In Hindu religion, Sphuta is the longitude of a moving heavenly body, measured from the fixed point marked by Revati Nakshatra (Zeta Piscium). In the ecliptic system, the position of a body is given by sphuta. If it is found that the number of civil days, called ahargana, had elapsed from the commencement of an epoch up to any point of time, then the mean longitude of any planet can be obtained by dividing the elapsed days by the time period of the planet.

The quotient thus obtained will denote the number of complete revolutions the planet would have performed, and the remainder, expressed in degrees, yields the mean longitude.

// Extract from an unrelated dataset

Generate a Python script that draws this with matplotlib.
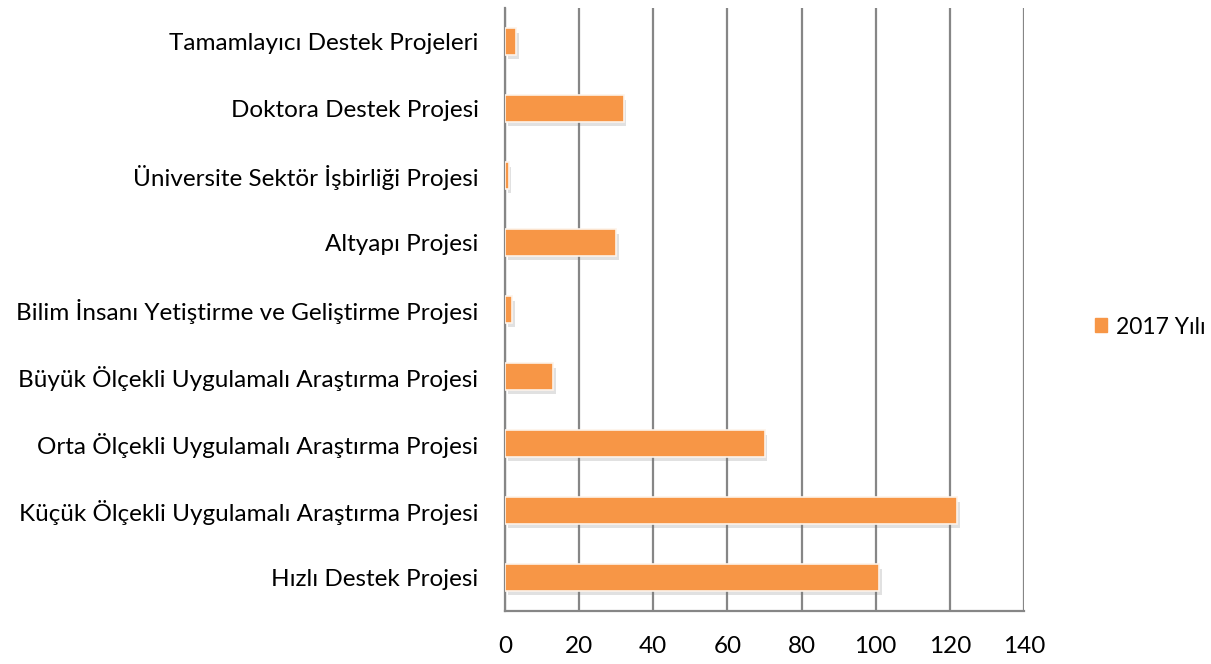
import numpy as np
import matplotlib
matplotlib.use("Agg")
import matplotlib.pyplot as plt
import matplotlib.patheffects as pe
from matplotlib.patches import Patch

categories = ["Hızlı Destek Projesi",
              "Küçük Ölçekli Uygulamalı Araştırma Projesi",
              "Orta Ölçekli Uygulamalı Araştırma Projesi",
              "Büyük Ölçekli Uygulamalı Araştırma Projesi",
              "Bilim İnsanı Yetiştirme ve Geliştirme Projesi",
              "Altyapı Projesi",
              "Üniversite Sektör İşbirliği Projesi",
              "Doktora Destek Projesi",
              "Tamamlayıcı Destek Projeleri"]
values_2017 = [101, 122, 70, 13, 2, 30, 1, 32, 3]
series_name = "2017 Yılı"
xticks = [0, 20, 40, 60, 80, 100, 120, 140]

plt.rcParams['font.family'] = ['Lato', 'DejaVu Sans']
orange = '#F79646'
grid_c = '#868686'

fig = plt.figure(figsize=(12.11, 6.64), dpi=100)
ax = fig.add_axes([505/1211, 1-611/664, 519/1211, 603/664])

y = np.arange(len(categories))
shadow = [pe.SimplePatchShadow(offset=(2, -3), shadow_rgbFace='#777777', alpha=0.22), pe.Normal()]
bars = ax.barh(y, values_2017, height=0.39, color=orange, edgecolor='#fdf3ea',
               linewidth=1.2, zorder=3)
for b in bars:
    b.set_path_effects(shadow)

ax.set_xlim(0, 140)
ax.set_ylim(-0.5, len(categories) - 0.5)
ax.set_xticks(xticks)
ax.set_yticks(y)
ax.set_yticklabels(categories)
ax.xaxis.grid(True, color=grid_c, linewidth=1.6, zorder=0)
ax.set_axisbelow(True)
for s in ['top', 'right']:
    ax.spines[s].set_visible(False)
for s in ['left', 'bottom']:
    ax.spines[s].set_color(grid_c)
    ax.spines[s].set_linewidth(1.6)
ax.tick_params(axis='both', length=0, labelsize=17.5, colors='black')
ax.tick_params(axis='x', pad=18)
ax.tick_params(axis='y', pad=19)

fig.legend(handles=[Patch(color=orange)], labels=[series_name], loc='center left',
           bbox_to_anchor=(1074/1211, 1-327/664), frameon=False, fontsize=16.5,
           handlelength=0.55, handleheight=0.55, handletextpad=0.4)

fig.savefig("out.png", dpi=100)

Surya Siddhanta introduces the cyclic time of mahayuga, a period of 4,320,000 years, to calculate ahargana, and uses it for finding the mean motion of the planets also. Once the means positions are known, the true position can be obtained from the mean position by making some corrections to them.

The details of such calculations are given in almost all the astronomical texts.

Aryabhata I (b. 476 CE) states that the true motion of the planets is given by the epicycle. The center of the epicycle lies on the normal circular orbit of a planet, giving it mean position. A planet when faster than its ucca (apex of slow or fast motion) moves clockwise on the circumference of its epicycle (manda), and when slower than its ucca moves anticlockwise on its epicycles (sighra). After calculating the mean position of a planet, appropriate corrections (called mandaphala and sighraphala) are applied to get its true position.